— START Material for the task —

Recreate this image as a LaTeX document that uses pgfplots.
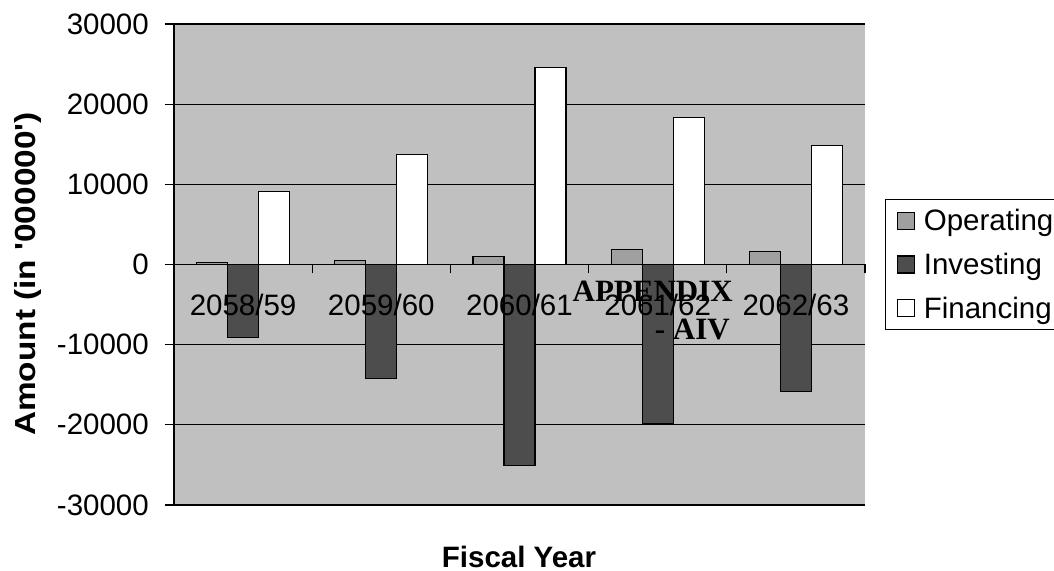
\documentclass[border=0pt]{standalone}
\usepackage{pgfplots}
\pgfplotsset{compat=1.18}
\usepackage{fontspec}
\setmainfont{Liberation Sans}
\newfontfamily\timesfont{Liberation Serif}
\definecolor{plotbg}{HTML}{C0C0C0}
\definecolor{opcol}{HTML}{A0A0A0}
\definecolor{invcol}{HTML}{4D4D4D}
\pgfplotsset{
  layers/mylayers/.define layer set={axis background,axis grid,main,axis ticks,axis lines,axis tick labels,axis descriptions,axis foreground}{/pgfplots/layers/standard},
  myleg/.style={legend image code/.code={\draw[##1,line width=1.2bp] (0bp,-8.5bp) rectangle (17bp,8.5bp);}}
}
\begin{document}
\begin{tikzpicture}
\begin{axis}[
  set layers=mylayers,
  scale only axis,
  width=691bp, height=481bp,
  xmin=-0.5, xmax=4.5,
  ymin=-30000, ymax=30000,
  scaled y ticks=false,
  axis x line*=middle,
  axis y line*=left,
  axis line style={line width=1.3bp, black},
  axis background/.style={fill=plotbg},
  ymajorgrids,
  grid style={line width=1.3bp, black},
  ytick={-30000,-20000,-10000,0,10000,20000,30000},
  yticklabels={-30000,-20000,-10000,0,10000,20000,30000},
  xtick={-0.5,0.5,1.5,2.5,3.5,4.5},
  xticklabels={},
  extra x ticks={0,1,2,3,4},
  extra x tick labels={2058/59,2059/60,2060/61,2061/62,2062/63},
  extra x tick style={major tick length=0pt, grid=none},
  xtick align=outside,
  ytick align=outside,
  tick style={line width=1.3bp, black},
  major tick length=9bp,
  tick label style={font=\fontsize{29.5bp}{34bp}\selectfont, inner sep=0pt},
  yticklabel style={xshift=-16bp},
  xticklabel style={anchor=north, yshift=-29bp},
  ybar=0pt,
  bar width=0.224,
  legend style={at={(1.029,0.5)}, anchor=west, draw=black, line width=1.2bp, fill=white,
    font=\fontsize{29.5bp}{34bp}\selectfont, inner xsep=11bp, inner ysep=8bp, row sep=17bp,
    column sep=7bp, cells={anchor=west}},
  legend cell align=left,
]
\addplot[fill=opcol, draw=black, line width=1.2bp, myleg] coordinates {(0,250) (1,460) (2,960) (3,1840) (4,1590)};
\addplot[fill=invcol, draw=black, line width=1.2bp, myleg] coordinates {(0,-9080) (1,-14200) (2,-25080) (3,-19790) (4,-15800)};
\addplot[fill=white, draw=black, line width=1.2bp, myleg] coordinates {(0,9080) (1,13680) (2,24600) (3,18330) (4,14850)};
\legend{Operating,Investing,Financing}
\end{axis}
\node[rotate=90, xscale=1.15, anchor=center, font=\fontsize{29bp}{34bp}\selectfont\bfseries] at (-146bp,231bp) {Amount (in \textquotesingle 000000\textquotesingle)};
\node[anchor=center, inner sep=0pt, font=\fontsize{29.5bp}{34bp}\selectfont\bfseries] at (345bp,-52bp) {Fiscal Year};
\node[anchor=base east, inner sep=0pt, font=\fontsize{31bp}{34bp}\selectfont\timesfont\bfseries] at (559bp,203bp) {APPENDIX};
\node[anchor=base east, inner sep=0pt, font=\fontsize{31bp}{34bp}\selectfont\timesfont\bfseries] at (556bp,165bp) {- AIV};
\pgfresetboundingbox
\path[use as bounding box] (-174bp,-66bp) rectangle (880bp,505bp);
\end{tikzpicture}
\end{document}
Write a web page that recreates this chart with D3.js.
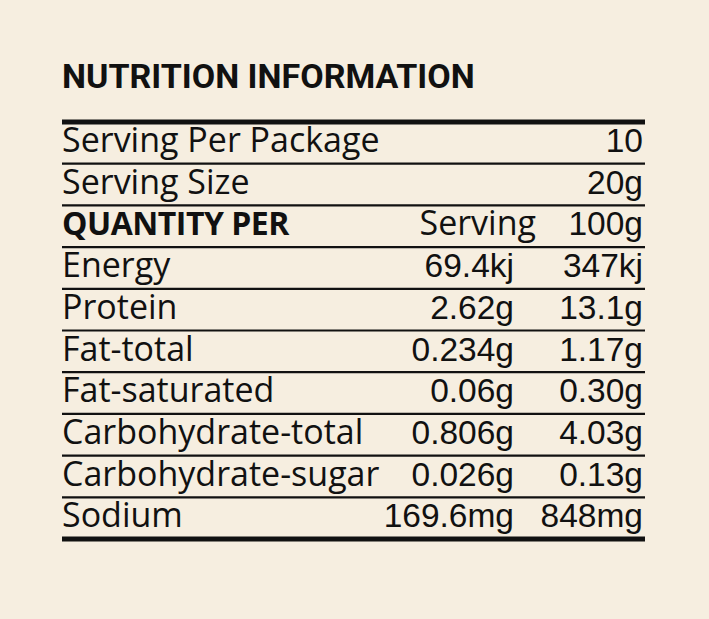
<!DOCTYPE html>
<html>
<head>
<meta charset="utf-8">
<script src="https://cdn.jsdelivr.net/npm/d3@7"></script>
<style>
  body { margin: 0; background: #f6eee0; }
  svg { display: block; }
  .label { font-family: "Open Sans", "Noto Sans", sans-serif; font-size: 34px; fill: #111; }
  .header { font-weight: 700; font-size: 32px; letter-spacing: -0.5px; }
  .value { font-family: "Liberation Sans", Arial, sans-serif; font-size: 33.5px; fill: #111; }
  .title { font-family: Roboto, "Liberation Sans", sans-serif; font-weight: 700; font-size: 34px; fill: #111; }
</style>
</head>
<body>
<div id="chart"></div>
<script>
// table layout
const svgWidth = 709,
    svgHeight = 619,
    left = 62,
    right = 645,
    tableTop = 122,
    tableBottom = 539,
    servingRight = 514,
    hundredRight = 643;

// data
const title = "NUTRITION INFORMATION";
const servingPerPackage = "10";
const servingSize = "20g";
const columnHeaders = ["Serving", "100g"];
const nutrients = ["Energy", "Protein", "Fat-total", "Fat-saturated", "Carbohydrate-total", "Carbohydrate-sugar", "Sodium"];
const perServing = ["69.4kj", "2.62g", "0.234g", "0.06g", "0.806g", "0.026g", "169.6mg"];
const per100g = ["347kj", "13.1g", "1.17g", "0.30g", "4.03g", "0.13g", "848mg"];

// build rows
let rows = [
    { label: "Serving Per Package", serving: null, hundred: servingPerPackage },
    { label: "Serving Size", serving: null, hundred: servingSize },
    { label: "QUANTITY PER", serving: columnHeaders[0], hundred: columnHeaders[1], header: true }
];
nutrients.forEach((n, i) => rows.push({ label: n, serving: perServing[i], hundred: per100g[i] }));

let svg = d3.select("#chart").append("svg")
    .attr("width", svgWidth)
    .attr("height", svgHeight);

let yScale = d3.scaleBand()
    .domain(d3.range(rows.length))
    .range([tableTop, tableBottom]);

// title
svg.append("text")
    .attr("class", "title")
    .attr("x", left)
    .attr("y", 88)
    .text(title);

// rules between rows
let bounds = d3.range(rows.length + 1);
svg.selectAll("line.rule")
    .data(bounds)
    .join("line")
    .attr("class", "rule")
    .attr("x1", left)
    .attr("x2", right)
    .attr("y1", (d) => d < rows.length ? yScale(d) : tableBottom)
    .attr("y2", (d) => d < rows.length ? yScale(d) : tableBottom)
    .attr("stroke", "#111")
    .attr("stroke-width", (d) => (d === 0 || d === rows.length) ? 5 : 2.2);

let rowG = svg.selectAll("g.row")
    .data(rows)
    .join("g")
    .attr("class", "row")
    .attr("transform", (d, i) => `translate(0, ${yScale(i) + 30})`);

rowG.append("text")
    .attr("class", (d) => d.header ? "label header" : "label")
    .attr("x", left)
    .text((d) => d.label);

// "Serving" header is in the label font
rowG.filter((d) => d.header)
    .append("text")
    .attr("class", "label")
    .attr("x", 536)
    .attr("text-anchor", "end")
    .text((d) => d.serving);

// numbers
rowG.filter((d) => d.serving != null && !d.header)
    .append("text")
    .attr("class", "value")
    .attr("x", servingRight)
    .attr("text-anchor", "end")
    .text((d) => d.serving);
rowG.append("text")
    .attr("class", "value")
    .attr("x", hundredRight)
    .attr("text-anchor", "end")
    .text((d) => d.hundred);
</script>
</body>
</html>
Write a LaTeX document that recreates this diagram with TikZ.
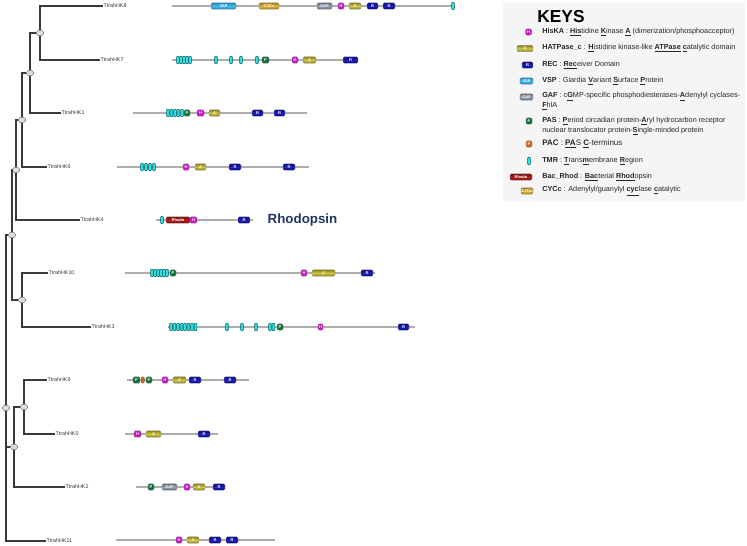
\documentclass[tikz,border=0pt]{standalone}
\usepackage{fontspec}
\setmainfont{Liberation Sans}
\usepackage{xcolor}
\usepackage{tikz}
\usetikzlibrary{shapes.geometric, positioning}
\definecolor{hiscol}{HTML}{CC10CC}
\definecolor{atpcol}{HTML}{8C8410}
\definecolor{atpmid}{HTML}{CFC64A}
\definecolor{reccol}{HTML}{06068E}
\definecolor{recmid}{HTML}{2020B8}
\definecolor{vspcol}{HTML}{1888C4}
\definecolor{vspmid}{HTML}{48BCEA}
\definecolor{gafcol}{HTML}{5E6C7E}
\definecolor{gafmid}{HTML}{97A3B2}
\definecolor{pascol}{HTML}{12703A}
\definecolor{paccol}{HTML}{D0651C}
\definecolor{tmrcol}{HTML}{30DEE0}
\definecolor{rhocol}{HTML}{7E0808}
\definecolor{rhomid}{HTML}{B02020}
\definecolor{cyccol}{HTML}{A8820C}
\definecolor{cycmid}{HTML}{DCB444}
\definecolor{treecol}{HTML}{3A3A3A}
\definecolor{linecol}{HTML}{ADADAD}
\definecolor{keybg}{HTML}{F5F5F5}
\definecolor{rhodtext}{HTML}{1F3566}
\newcommand{\keyu}[1]{\underline{\textbf{#1}}}
\tikzstyle{dom} = [rectangle, rounded corners=1pt, draw=black!50, line width=0.3pt, inner sep=0pt, minimum height=4.8pt, text=white, font=\fontsize{3}{3}\selectfont\bfseries]
\tikzstyle{his} = [dom, fill=hiscol]
\tikzstyle{atp} = [dom, top color=atpcol, bottom color=atpcol, middle color=atpmid]
\tikzstyle{rec} = [dom, top color=reccol, bottom color=reccol, middle color=recmid]
\tikzstyle{vsp} = [dom, top color=vspcol, bottom color=vspcol, middle color=vspmid]
\tikzstyle{gaf} = [dom, top color=gafcol, bottom color=gafcol, middle color=gafmid]
\tikzstyle{pas} = [dom, fill=pascol]
\tikzstyle{pac} = [dom, fill=paccol]
\tikzstyle{rho} = [dom, top color=rhocol, bottom color=rhocol, middle color=rhomid]
\tikzstyle{cyc} = [dom, top color=cyccol, bottom color=cyccol, middle color=cycmid]
\tikzstyle{tmr} = [rectangle, rounded corners=0.5pt, draw=teal!70!black, line width=0.3pt, fill=tmrcol, minimum width=2.1pt, minimum height=5.4pt, inner sep=0pt]
\tikzstyle{backbone} = [draw=linecol, line width=1pt]
\tikzstyle{branch} = [draw=treecol, line width=1pt]
\tikzstyle{split} = [ellipse, draw=black!55, fill=black!12, line width=0.4pt, minimum width=5.5pt, minimum height=4.2pt, inner sep=0pt]
\tikzstyle{leaf} = [anchor=west, inner sep=0.3pt, text=black!80, font=\fontsize{4}{4}\selectfont]
\tikzstyle{keytxt} = [anchor=west, inner sep=0pt, align=left, text=black!85, font=\fontsize{5.45}{7.3}\selectfont]

\begin{document}
\begin{tikzpicture}[x=0.75pt, y=-0.75pt]
    \useasboundingbox (0,0) rectangle (747,546);
    % Tree
    
\node[split] (n87) at (40,33) {};
\node[split] (n871) at (30,73) {};
\node[split] (n8716) at (22,120) {};
\node[split] (n87164) at (16,170) {};
\node[split] (n103) at (22,300) {};
\node[split] (nup) at (12,235) {};
\node[split] (n95) at (24,407) {};
\node[split] (n952) at (14,447) {};
\node[split] (nroot) at (6,408) {};
    
\node[leaf] (hk8) at (103,6) {TtrahHK8};
\node[leaf] (hk7) at (100,60) {TtrahHK7};
\node[leaf] (hk1) at (61,113) {TtrahHK1};
\node[leaf] (hk6) at (47,167) {TtrahHK6};
\node[leaf] (hk4) at (80,220) {TtrahHK4};
\node[leaf] (hk10) at (48,273) {TtrahHK10};
\node[leaf] (hk3) at (91,327) {TtrahHK3};
\node[leaf] (hk9) at (47,380) {TtrahHK9};
\node[leaf] (hk5) at (55,434) {TtrahHK5};
\node[leaf] (hk2) at (65,487) {TtrahHK2};
\node[leaf] (hk11) at (46,541) {TtrahHK11};
    
    \draw[branch] (n87) |- (hk8.west);
    \draw[branch] (n87) |- (hk7.west);
    \draw[branch] (n871) |- (n87);
    \draw[branch] (n871) |- (hk1.west);
    \draw[branch] (n8716) |- (n871);
    \draw[branch] (n8716) |- (hk6.west);
    \draw[branch] (n87164) |- (n8716);
    \draw[branch] (n87164) |- (hk4.west);
    \draw[branch] (n103) |- (hk10.west);
    \draw[branch] (n103) |- (hk3.west);
    \draw[branch] (nup) |- (n87164);
    \draw[branch] (nup) |- (n103);
    \draw[branch] (n95) |- (hk9.west);
    \draw[branch] (n95) |- (hk5.west);
    \draw[branch] (n952) |- (n95);
    \draw[branch] (n952) |- (hk2.west);
    \draw[branch] (nroot) |- (nup);
    \draw[branch] (nroot) |- (n952);
    \draw[branch] (nroot) |- (hk11.west);
    
    % Domain architectures
    
\coordinate (s8) at (172,6); \coordinate (e8) at (455,6);
    \draw[backbone] (s8) -- (e8);
    \foreach \s/\a/\b/\t in {vsp/211/236/VSP, cyc/259/279/CYCc, gaf/317/332/GAF, his/338/344/H, atp/349/361/A, rec/367/378/R, rec/383/395/R}
      \node[\s, minimum width={(\b-\a)*0.75pt}] (hk8-\a) at ({(\a+\b)/2},6) {\t};
    \node[tmr] (hk8-t453) at (453,6) {};
    
\coordinate (s7) at (172,60); \coordinate (e7) at (358,60);
    \draw[backbone] (s7) -- (e7);
    \foreach \a in {178,181,184,187,190,216,231,241,257}
      \node[tmr] (hk7-t\a) at (\a,60) {};
    \foreach \s/\a/\b/\t in {pas/262/269/P, his/292/298/H, atp/303/316/A, rec/343/358/R}
      \node[\s, minimum width={(\b-\a)*0.75pt}] (hk7-\a) at ({(\a+\b)/2},60) {\t};
    
\coordinate (s1) at (133,113); \coordinate (e1) at (307,113);
    \draw[backbone] (s1) -- (e1);
    \foreach \a in {168,171.5,175,178.5,182}
      \node[tmr] (hk1-t\a) at (\a,113) {};
    \foreach \s/\a/\b/\t in {pas/184/190/P, his/197/204/H, atp/209/220/A, rec/252/263/R, rec/274/285/R}
      \node[\s, minimum width={(\b-\a)*0.75pt}] (hk1-\a) at ({(\a+\b)/2},113) {\t};
    
\coordinate (s6) at (117,167); \coordinate (e6) at (309,167);
    \draw[backbone] (s6) -- (e6);
    \foreach \a in {142,146,150,154}
      \node[tmr] (hk6-t\a) at (\a,167) {};
    \foreach \s/\a/\b/\t in {his/183/189/H, atp/195/206/A, rec/229/241/R, rec/283/295/R}
      \node[\s, minimum width={(\b-\a)*0.75pt}] (hk6-\a) at ({(\a+\b)/2},167) {\t};
    
\coordinate (s4) at (156,220); \coordinate (e4) at (253,220);
    \draw[backbone] (s4) -- (e4);
    \node[tmr] (hk4-t162) at (162,220) {};
    \foreach \s/\a/\b/\t in {rho/166/190/Rhodo, his/190/197/H, rec/238/250/R}
      \node[\s, minimum width={(\b-\a)*0.75pt}] (hk4-\a) at ({(\a+\b)/2},220) {\t};
    \node[anchor=west, text=rhodtext, font=\fontsize{10}{10}\selectfont\bfseries] (rhodopsin) at (263,220) {Rhodopsin};
    
\coordinate (s10) at (125,273); \coordinate (e10) at (375,273);
    \draw[backbone] (s10) -- (e10);
    \foreach \a in {152,155,158,161,164,167}
      \node[tmr] (hk10-t\a) at (\a,273) {};
    \foreach \s/\a/\b/\t in {pas/170/176/P, his/301/307/H, atp/312/335/A, rec/361/373/R}
      \node[\s, minimum width={(\b-\a)*0.75pt}] (hk10-\a) at ({(\a+\b)/2},273) {\t};
    
\coordinate (s3) at (168,327); \coordinate (e3) at (415,327);
    \draw[backbone] (s3) -- (e3);
    \foreach \a in {171,174.5,178,181.5,185,188.5,192,195.5,227,242,256,270,273.5}
      \node[tmr] (hk3-t\a) at (\a,327) {};
    \foreach \s/\a/\b/\t in {pas/277/283/P, his/318/323/H, rec/398/409/R}
      \node[\s, minimum width={(\b-\a)*0.75pt}] (hk3-\a) at ({(\a+\b)/2},327) {\t};
    
\coordinate (s9) at (127,380); \coordinate (e9) at (249,380);
    \draw[backbone] (s9) -- (e9);
    \foreach \s/\a/\b/\t in {pas/133/140/P, pac/141/144.5/{}, pas/146/152/P, his/162/168/H, atp/173/186/A, rec/189/201/R, rec/224/236/R}
      \node[\s, minimum width={(\b-\a)*0.75pt}] (hk9-\a) at ({(\a+\b)/2},380) {\t};
    
\coordinate (s5) at (125,434); \coordinate (e5) at (218,434);
    \draw[backbone] (s5) -- (e5);
    \foreach \s/\a/\b/\t in {his/134/141/H, atp/146/161/A, rec/198/210/R}
      \node[\s, minimum width={(\b-\a)*0.75pt}] (hk5-\a) at ({(\a+\b)/2},434) {\t};
    
\coordinate (s2) at (136,487); \coordinate (e2) at (225,487);
    \draw[backbone] (s2) -- (e2);
    \foreach \s/\a/\b/\t in {pas/148/154/P, gaf/162/177/GAF, his/184/190/H, atp/193/205/A, rec/213/225/R}
      \node[\s, minimum width={(\b-\a)*0.75pt}] (hk2-\a) at ({(\a+\b)/2},487) {\t};
    
\coordinate (s11) at (116,540); \coordinate (e11) at (275,540);
    \draw[backbone] (s11) -- (e11);
    \foreach \s/\a/\b/\t in {his/176/182/H, atp/187/199/A, rec/209/221/R, rec/226/238/R}
      \node[\s, minimum width={(\b-\a)*0.75pt}] (hk11-\a) at ({(\a+\b)/2},540) {\t};
    
    % Keys
    \fill[keybg] (503,3) rectangle (745,201);
    
\node[font=\fontsize{13}{13}\selectfont\bfseries] (keys) at (561,17) {KEYS};
    
\node[his, minimum width=4.5pt] (khisbox) at (528.5,32) {H};
\node[atp, minimum width=12pt] (katpbox) at (525,48.5) {A};
\node[rec, minimum width=8.2pt] (krecbox) at (527.5,65) {R};
\node[vsp, minimum width=9.8pt] (kvspbox) at (526.5,81) {VSP};
\node[gaf, minimum width=9.8pt] (kgafbox) at (526.5,97) {GAF};
\node[pas, minimum width=4.5pt] (kpasbox) at (529,121) {P};
\node[pac, minimum width=4.5pt] (kpacbox) at (529,144) {P};
\node[tmr] (ktmrbox) at (529,161) {};
\node[rho, minimum width=16.5pt] (krhobox) at (521,177) {Rhodo};
\node[cyc, minimum width=9pt] (kcycbox) at (527,191) {CYCc};
    
\node[keytxt] (khis) at (542,32) {\textbf{HisKA} : \keyu{His}tidine \keyu{K}inase \keyu{A} (dimerization/phosphoacceptor)};
\node[keytxt] (katp) at (542,48.5) {\textbf{HATPase\_c} : \keyu{H}istidine kinase-like \keyu{ATPase} \keyu{c}atalytic domain};
\node[keytxt] (krec) at (542,65) {\textbf{REC} : \keyu{Rec}eiver Domain};
\node[keytxt] (kvsp) at (542,81) {\textbf{VSP} : Giardia \keyu{V}ariant \keyu{S}urface \keyu{P}rotein};
\node[keytxt] (kgaf) at (542,101.5) {\textbf{GAF} : c\keyu{G}MP-specific phosphodiesterases-\keyu{A}denylyl cyclases-\\\keyu{F}hlA};
\node[keytxt] (kpas) at (542,126) {\textbf{PAS} : \keyu{P}eriod circadian protein-\keyu{A}ryl hydrocarbon receptor\\nuclear translocator protein-\keyu{S}ingle-minded protein};
\node[keytxt, font=\fontsize{6}{7}\selectfont] (kpac) at (542,144) {\textbf{PAC} : \keyu{PA}S \keyu{C}-terminus};
\node[keytxt] (ktmr) at (542,161) {\textbf{TMR} : \keyu{T}rans\keyu{m}embrane \keyu{R}egion};
\node[keytxt] (krho) at (542,177) {\textbf{Bac\_Rhod} : \keyu{Bac}terial \keyu{Rhod}opsin};
\node[keytxt] (kcyc) at (542,191) {\textbf{CYCc} : Adenylyl/guanylyl \keyu{cyc}lase \keyu{c}atalytic};
\end{tikzpicture}
\end{document}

— END Material for the task —

Within the listing above, find every line containing the string "Write" and return it.

| Task response |
Write a web page that recreates this chart with D3.js.
Write a LaTeX document that recreates this diagram with TikZ.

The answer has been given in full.